GIVEN TASK
Copy exactly the lines from the beginning of the data down to and including the line holding "ax.set_axisbelow(True)", without any pictures.

— Start of DATA PROVIDED —

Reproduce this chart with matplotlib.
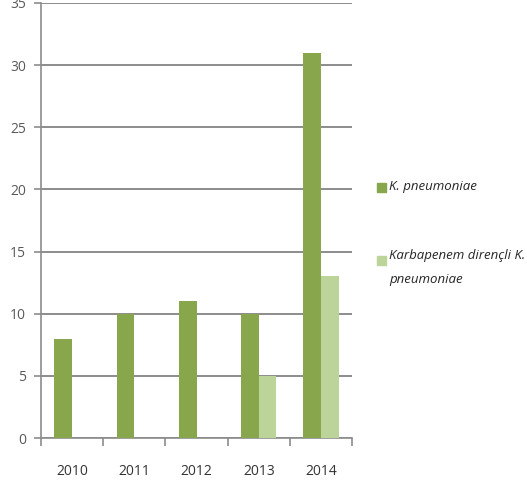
import numpy as np
import matplotlib
matplotlib.use("Agg")
import matplotlib.pyplot as plt
from matplotlib.patches import Rectangle

years = ["2010", "2011", "2012", "2013", "2014"]
k_pneumoniae = [8, 10, 11, 10, 31]
karbapenem_direncli = [0, 0, 0, 5, 13]
series_labels = ["K. pneumoniae", "Karbapenem dirençli K.\npneumoniae"]

dark_green = "#88a64c"
light_green = "#bcd49a"
grey = "#8c8c8c"
text_grey = "#595959"

plt.rcParams["font.family"] = ["Open Sans", "DejaVu Sans"]

W, H = 527, 484
fig = plt.figure(figsize=(W / 100, H / 100), dpi=100)
ax = fig.add_axes([0.078, 0.095, 0.59, 0.899])

x = np.arange(len(years))
w = 0.285
ax.bar(x - w / 2, k_pneumoniae, w, color=dark_green, zorder=3)
ax.bar(x + w / 2, karbapenem_direncli, w, color=light_green, zorder=3)

ax.set_xlim(-0.5, len(years) - 0.5)
ax.set_ylim(0, 35)
ax.set_yticks(range(0, 36, 5))
ax.yaxis.grid(True, color=grey, linewidth=1.4, zorder=0)
ax.set_axisbelow(True)

# category boundaries get the ticks, labels sit in the middle
ax.set_xticks(np.arange(-0.5, len(years)))
ax.set_xticklabels([])
ax.set_xticks(x, minor=True)
ax.set_xticklabels(years, minor=True)
ax.tick_params(axis="x", which="major", length=6, color=grey, width=1.2)
ax.tick_params(axis="x", which="minor", length=0, pad=19, labelsize=10, labelcolor="#333333")
ax.tick_params(axis="y", length=5, color=grey, width=1.2, labelsize=10, labelcolor=text_grey, pad=6)

for s in ["top", "right"]:
    ax.spines[s].set_visible(False)
for s in ["left", "bottom"]:
    ax.spines[s].set_color(grey)
    ax.spines[s].set_linewidth(1.2)

# legend drawn by hand: square sits at the foot of the first label line
legend_rows = [(187, 192, dark_green), (256, 265, light_green)]
for (yc, sq_bottom, col), lab in zip(legend_rows, series_labels):
    fig.add_artist(Rectangle((377 / W, 1 - sq_bottom / H), 9 / W, 9 / H,
                             transform=fig.transFigure, color=col))
    fig.text(389 / W, 1 - (yc - 7) / H, lab, va="top", ha="left",
             style="italic", fontsize=9.5, color="#262626", linespacing=2.1)

fig.savefig("out.png", dpi=100)
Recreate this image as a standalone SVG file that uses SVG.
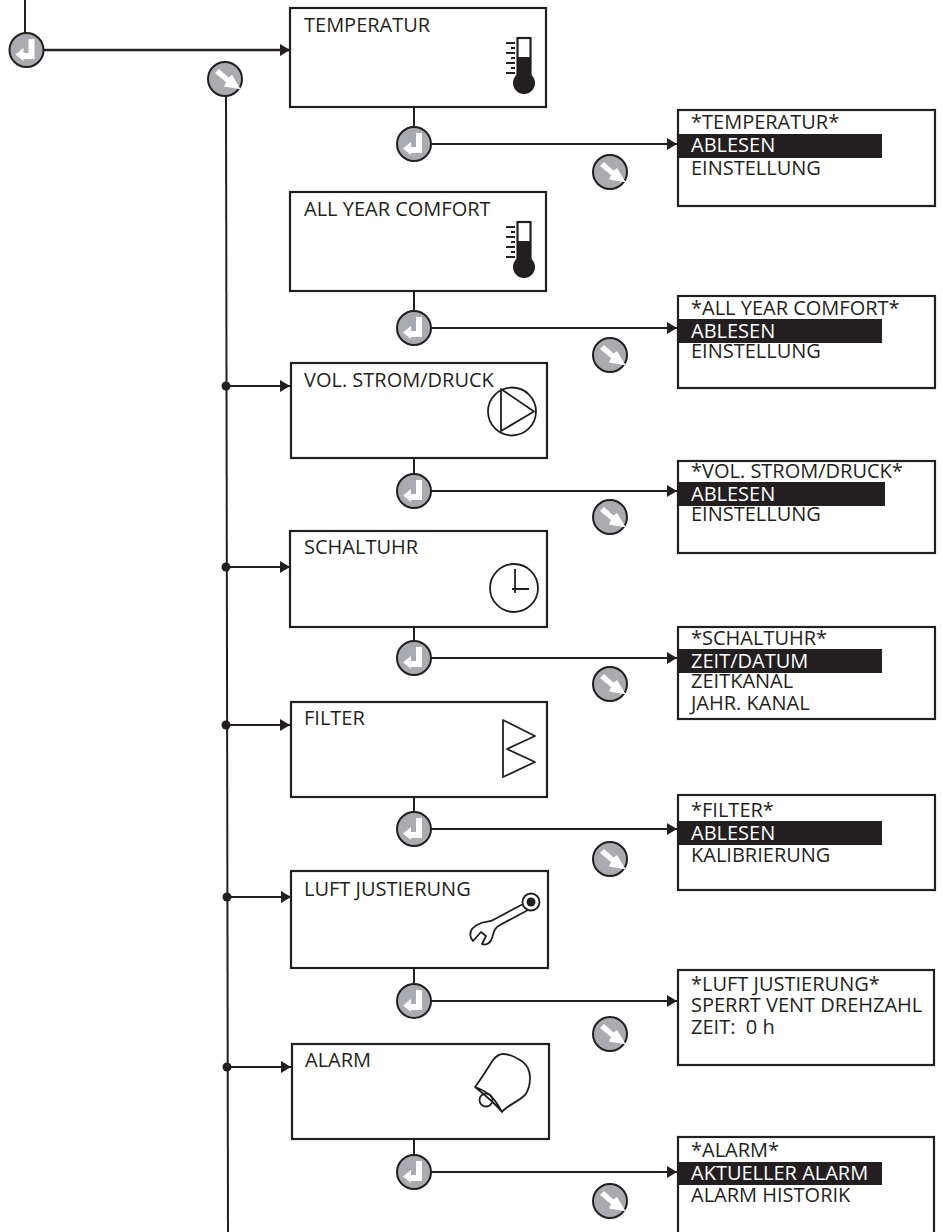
<svg xmlns="http://www.w3.org/2000/svg" width="943" height="1232" viewBox="0 0 943 1232">
<style>
text{font-family:"Open Sans","Noto Sans","Liberation Sans",sans-serif;font-size:20px;fill:#231f20;white-space:pre;font-kerning:none}
text.w{fill:#fff}
.box{fill:#fff;stroke:#231f20;stroke-width:2.200}
.hl{fill:#231f20;stroke:none}
.ln{fill:none;stroke:#231f20;stroke-width:2}
.ic{fill:none;stroke:#231f20;stroke-width:1.800;stroke-linejoin:round}
.fill{fill:#231f20;stroke:none}
</style>
<defs>
<marker id="arr" markerUnits="userSpaceOnUse" markerWidth="11" markerHeight="12" refX="10" refY="6" orient="auto"><path d="M0 0L10 6L0 12Z" fill="#231f20"/></marker>
<g id="enter"><circle r="17" fill="#a9abb0" stroke="#231f20" stroke-width="2"/><path d="M2-11H8V9H-3V11L-11 4.500L-3-2V3H2Z" fill="#fff"/></g>
<g id="down"><circle r="17" fill="#a9abb0" stroke="#231f20" stroke-width="2"/><path d="M-10-6L-6-10L3.500-1.500L7-4L15.700 10.300L-1 7.500L1 3Z" fill="#fff"/></g>
<g id="thermo"><rect x="-6.500" y="-45" width="13" height="42" fill="#fff" stroke="#231f20" stroke-width="2.200"/><rect x="-6.500" y="-26" width="13" height="26" class="fill"/><circle cy="0" r="11" class="fill"/><path d="M-18-40h9M-13-35h4M-18-30h9M-13-25h4M-18-20h9M-13-15h4M-18-10h9" stroke="#231f20" stroke-width="2" fill="none"/></g>
</defs>
<g id="connectors">
<path class="ln" d="M25 0V34"/>
<path class="ln" style="stroke-width:2.500" d="M43 50H290" marker-end="url(#arr)"/>
<path class="ln" d="M226 96L228 1232"/>
<path class="ln" d="M226 386H290" marker-end="url(#arr)"/><circle class="fill" cx="226" cy="386" r="4.500"/>
<path class="ln" d="M226 567H290" marker-end="url(#arr)"/><circle class="fill" cx="226" cy="567" r="4.500"/>
<path class="ln" d="M226 725H290" marker-end="url(#arr)"/><circle class="fill" cx="226" cy="725" r="4.500"/>
<path class="ln" d="M227 897H291" marker-end="url(#arr)"/><circle class="fill" cx="227" cy="897" r="4.500"/>
<path class="ln" d="M227 1067H291" marker-end="url(#arr)"/><circle class="fill" cx="227" cy="1067" r="4.500"/>
<path class="ln" d="M414 107V127"/><path class="ln" d="M431 144H677" marker-end="url(#arr)"/>
<path class="ln" d="M414 291V311"/><path class="ln" d="M431 328H677" marker-end="url(#arr)"/>
<path class="ln" d="M414 458V474"/><path class="ln" d="M431 491H677" marker-end="url(#arr)"/>
<path class="ln" d="M414 627V641"/><path class="ln" d="M431 658H677" marker-end="url(#arr)"/>
<path class="ln" d="M414 797V812"/><path class="ln" d="M431 829H677" marker-end="url(#arr)"/>
<path class="ln" d="M414 968V984"/><path class="ln" d="M431 1001H677" marker-end="url(#arr)"/>
<path class="ln" d="M414 1139V1155"/><path class="ln" d="M431 1172H677" marker-end="url(#arr)"/>
</g>
<g id="buttons">
<use href="#enter" x="26.500" y="50"/>
<use href="#down" x="225" y="79"/>
<use href="#enter" x="414" y="144"/><use href="#down" x="610" y="172"/>
<use href="#enter" x="414" y="328"/><use href="#down" x="610" y="355"/>
<use href="#enter" x="414" y="491"/><use href="#down" x="610" y="517"/>
<use href="#enter" x="414" y="658"/><use href="#down" x="610" y="684"/>
<use href="#enter" x="414" y="829"/><use href="#down" x="610" y="859"/>
<use href="#enter" x="414" y="1001"/><use href="#down" x="610" y="1034"/>
<use href="#enter" x="414" y="1172"/><use href="#down" x="610" y="1201"/>
</g>
<g id="n-temperatur"><rect class="box" x="290" y="8" width="256" height="99"/><text x="304" y="32">TEMPERATUR</text><use href="#thermo" x="524" y="83"/></g>
<g id="n-comfort"><rect class="box" x="290" y="192" width="256" height="99"/><text x="304" y="216">ALL YEAR COMFORT</text><use href="#thermo" x="524" y="267"/></g>
<g id="n-vol"><rect class="box" x="291" y="363" width="256" height="95"/><text x="304" y="387">VOL. STROM/DRUCK</text><circle class="ic" cx="512" cy="411.500" r="24"/><path class="ic" d="M501 389L534 411.500L501 431Z"/></g>
<g id="n-schaltuhr"><rect class="box" x="290" y="531" width="257" height="96"/><text x="304" y="554">SCHALTUHR</text><circle class="ic" cx="514" cy="588" r="24"/><path class="ic" d="M515 569V593M512 589H529"/></g>
<g id="n-filter"><rect class="box" x="291" y="702" width="256" height="95"/><text x="304" y="725">FILTER</text><path class="ic" d="M503 720L535 736L507 749L535 762L503 777Z"/></g>
<g id="n-luft"><rect class="box" x="291" y="871" width="257" height="97"/><text x="304" y="896">LUFT JUSTIERUNG</text><path class="ic" d="M523 904L495 919C489 923 484 921 479 924C472 927 469 932 471 938L473 941L481 932L486 936L482 944C487 946 491 942 492 938C494 932 494 928 500 925L528 910"/><circle class="ic" cx="531" cy="902" r="8.500"/><circle class="fill" cx="531" cy="902" r="4.500"/></g>
<g id="n-alarm"><rect class="box" x="292" y="1044" width="257" height="95"/><text x="305" y="1067">ALARM</text><circle class="ic" cx="486" cy="1100" r="6.500"/><path class="ic" d="M475 1087C482 1078 489 1066 493 1060C497 1055 500 1054 503 1054C510 1054 517 1058 523 1062C528 1066 530 1072 530 1078C530 1085 528 1091 525 1095C518 1102 506 1106 502 1112C498 1105 493 1093 475 1087C481 1092 494 1102 502 1112"/></g>
<g id="s-temperatur"><rect class="box" x="678" y="110" width="257" height="96"/><rect class="hl" x="677" y="134" width="205" height="24"/><text x="691" y="129">*TEMPERATUR*</text><text class="w" x="691" y="152">ABLESEN</text><text x="691" y="175">EINSTELLUNG</text></g>
<g id="s-comfort"><rect class="box" x="678" y="296" width="257" height="92"/><rect class="hl" x="677" y="319" width="205" height="24"/><text x="691" y="315">*ALL YEAR COMFORT*</text><text class="w" x="691" y="338">ABLESEN</text><text x="691" y="358">EINSTELLUNG</text></g>
<g id="s-vol"><rect class="box" x="678" y="461" width="257" height="92"/><rect class="hl" x="678" y="482" width="207" height="24"/><text x="691" y="478">*VOL. STROM/DRUCK*</text><text class="w" x="691" y="501">ABLESEN</text><text x="691" y="521">EINSTELLUNG</text></g>
<g id="s-schaltuhr"><rect class="box" x="678" y="627" width="257" height="92"/><rect class="hl" x="677" y="649" width="205" height="24"/><text x="691" y="645">*SCHALTUHR*</text><text class="w" x="691" y="668">ZEIT/DATUM</text><text x="691" y="688">ZEITKANAL</text><text x="691" y="710">JAHR. KANAL</text></g>
<g id="s-filter"><rect class="box" x="678" y="795" width="257" height="95"/><rect class="hl" x="677" y="821" width="205" height="24"/><text x="691" y="817">*FILTER*</text><text class="w" x="691" y="840">ABLESEN</text><text x="691" y="862">KALIBRIERUNG</text></g>
<g id="s-luft"><rect class="box" x="678" y="970" width="256" height="95"/><text x="691" y="991">*LUFT JUSTIERUNG*</text><text x="691" y="1012">SPERRT VENT DREHZAHL</text><text x="691" y="1034">ZEIT:  0 h</text></g>
<g id="s-alarm"><rect class="box" x="678" y="1137" width="256" height="100"/><rect class="hl" x="677" y="1162" width="205" height="23"/><text x="691" y="1157">*ALARM*</text><text class="w" x="691" y="1180">AKTUELLER ALARM</text><text x="691" y="1202">ALARM HISTORIK</text></g>
</svg>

— End of DATA PROVIDED —

TASK RESULT
Reproduce this chart with matplotlib.
import numpy as np
import matplotlib
matplotlib.use("Agg")
import matplotlib.pyplot as plt
from matplotlib.patches import Rectangle

years = ["2010", "2011", "2012", "2013", "2014"]
k_pneumoniae = [8, 10, 11, 10, 31]
karbapenem_direncli = [0, 0, 0, 5, 13]
series_labels = ["K. pneumoniae", "Karbapenem dirençli K.\npneumoniae"]

dark_green = "#88a64c"
light_green = "#bcd49a"
grey = "#8c8c8c"
text_grey = "#595959"

plt.rcParams["font.family"] = ["Open Sans", "DejaVu Sans"]

W, H = 527, 484
fig = plt.figure(figsize=(W / 100, H / 100), dpi=100)
ax = fig.add_axes([0.078, 0.095, 0.59, 0.899])

x = np.arange(len(years))
w = 0.285
ax.bar(x - w / 2, k_pneumoniae, w, color=dark_green, zorder=3)
ax.bar(x + w / 2, karbapenem_direncli, w, color=light_green, zorder=3)

ax.set_xlim(-0.5, len(years) - 0.5)
ax.set_ylim(0, 35)
ax.set_yticks(range(0, 36, 5))
ax.yaxis.grid(True, color=grey, linewidth=1.4, zorder=0)
ax.set_axisbelow(True)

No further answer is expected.